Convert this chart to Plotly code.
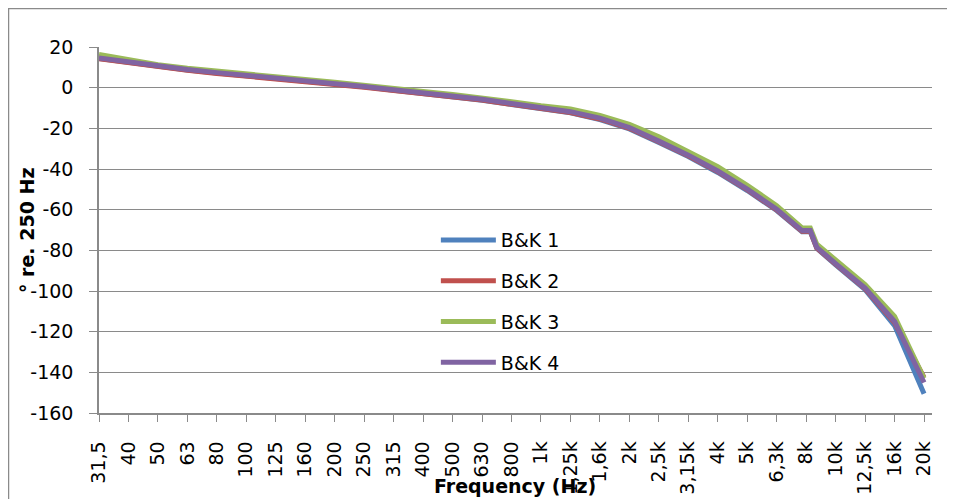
▬▬▬
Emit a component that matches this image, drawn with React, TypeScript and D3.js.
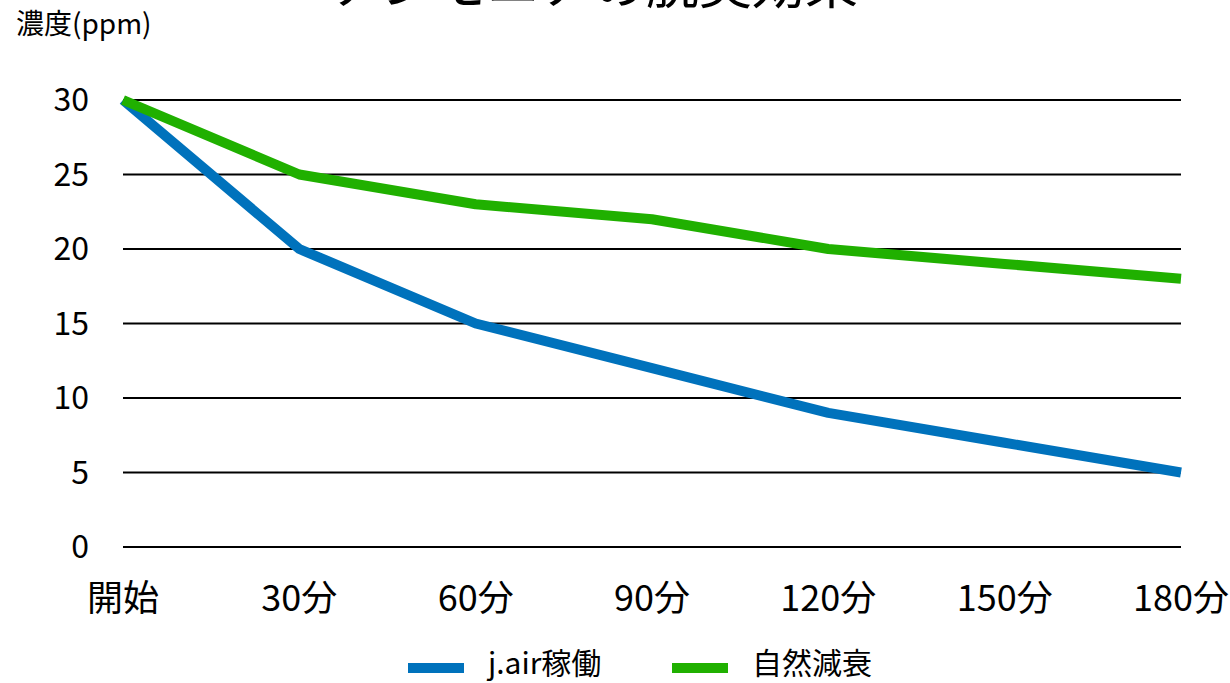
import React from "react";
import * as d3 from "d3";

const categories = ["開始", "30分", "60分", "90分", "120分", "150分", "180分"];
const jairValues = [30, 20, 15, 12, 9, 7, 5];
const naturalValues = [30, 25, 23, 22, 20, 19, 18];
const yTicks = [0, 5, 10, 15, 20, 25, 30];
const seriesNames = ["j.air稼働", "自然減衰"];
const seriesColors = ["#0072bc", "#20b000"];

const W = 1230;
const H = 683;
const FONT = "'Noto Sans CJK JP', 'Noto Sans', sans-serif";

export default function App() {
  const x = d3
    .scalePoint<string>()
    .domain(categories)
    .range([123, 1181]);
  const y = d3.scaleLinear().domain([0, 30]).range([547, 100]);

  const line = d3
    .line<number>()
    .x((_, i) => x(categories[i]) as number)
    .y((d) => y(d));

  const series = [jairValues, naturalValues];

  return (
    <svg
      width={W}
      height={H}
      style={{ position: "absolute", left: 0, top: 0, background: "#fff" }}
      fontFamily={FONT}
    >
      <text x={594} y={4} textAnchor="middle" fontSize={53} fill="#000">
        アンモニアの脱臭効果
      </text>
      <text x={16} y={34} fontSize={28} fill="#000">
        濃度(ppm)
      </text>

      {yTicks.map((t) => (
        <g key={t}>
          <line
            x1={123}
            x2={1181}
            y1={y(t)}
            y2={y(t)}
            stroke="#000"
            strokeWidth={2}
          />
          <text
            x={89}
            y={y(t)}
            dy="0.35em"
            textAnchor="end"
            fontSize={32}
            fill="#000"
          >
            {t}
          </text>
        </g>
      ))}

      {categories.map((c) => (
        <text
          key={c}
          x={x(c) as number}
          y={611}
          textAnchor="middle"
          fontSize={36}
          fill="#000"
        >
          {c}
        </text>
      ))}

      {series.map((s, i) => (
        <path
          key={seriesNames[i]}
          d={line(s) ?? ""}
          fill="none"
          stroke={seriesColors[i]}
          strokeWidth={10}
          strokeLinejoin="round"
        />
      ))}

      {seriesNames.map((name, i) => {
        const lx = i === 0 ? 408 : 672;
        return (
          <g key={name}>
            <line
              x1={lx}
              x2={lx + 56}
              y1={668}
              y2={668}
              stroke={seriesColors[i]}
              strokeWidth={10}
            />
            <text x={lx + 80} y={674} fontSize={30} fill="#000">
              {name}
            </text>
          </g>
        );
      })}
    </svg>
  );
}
▬▬▬
**Task brief**
Show every line from the listing above in which the string "this" appears.

**The answer**
Convert this chart to Plotly code.
Emit a component that matches this image, drawn with React, TypeScript and D3.js.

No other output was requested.